Municipal planner Angela Letman told the committee that this is the first time Sechelt has considered a parkland exchange, although there is a provision in the Community Charter that allows it. She also noted that the whole development, as proposed, hinges on the exchange.

Coun. Noel Muller highlighted the importance of parks, greenspace and preserving trees or replanting.

“For me I like what I see in this development – it’s a good quality building in a good location. My concern with these multi-unit [developments] when they come forward is that we provide for adequate park space,” he told the committee. He added that it’s especially important given the other development in the area. “We keep adding density to that area and we need to take into account that it’s a future neighbourhood, with kids, and it’s going to lose the feel of what the Sunshine Coast is.”
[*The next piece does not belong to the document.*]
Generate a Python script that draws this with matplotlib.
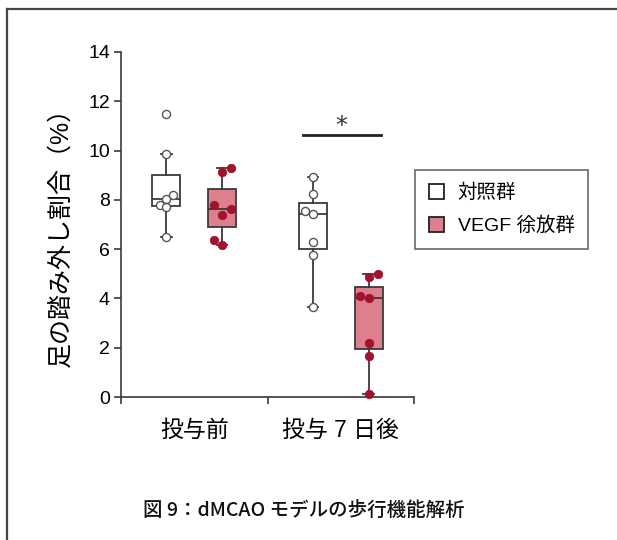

Other recommendations from the committee included a reduction in building heights to 14.5 metres (four storeys).

One proposal was rejected by the committee – having planning staff “include in the upcoming Bylaw 530 public consultation, the ability for a single-family residential lot to have up to 35 per cent lot coverage of buildings and structures and up to an additional five per cent lot coverage for unenclosed decks, balconies and porches, on lots over 15 per cent grade.” The Clayton lands are very steep in some areas, and the developers are hoping to see some of those changes applied to the single-family lots.

Coun. Darnelda Siegers said that idea is worth looking at, but needs to be separate from the development proposal.

“I would like to hear what the community has to say about this,” she said. “We’re redoing the whole bylaw, so if this is something that’s coming up in one area, I’m sure it’s a conversation in others, and we’d be selling our community short if we didn’t have that conversation with them.”

The recommendations on the Clayton lands development were expected to go to a vote of full council at its Feb. 3 meeting.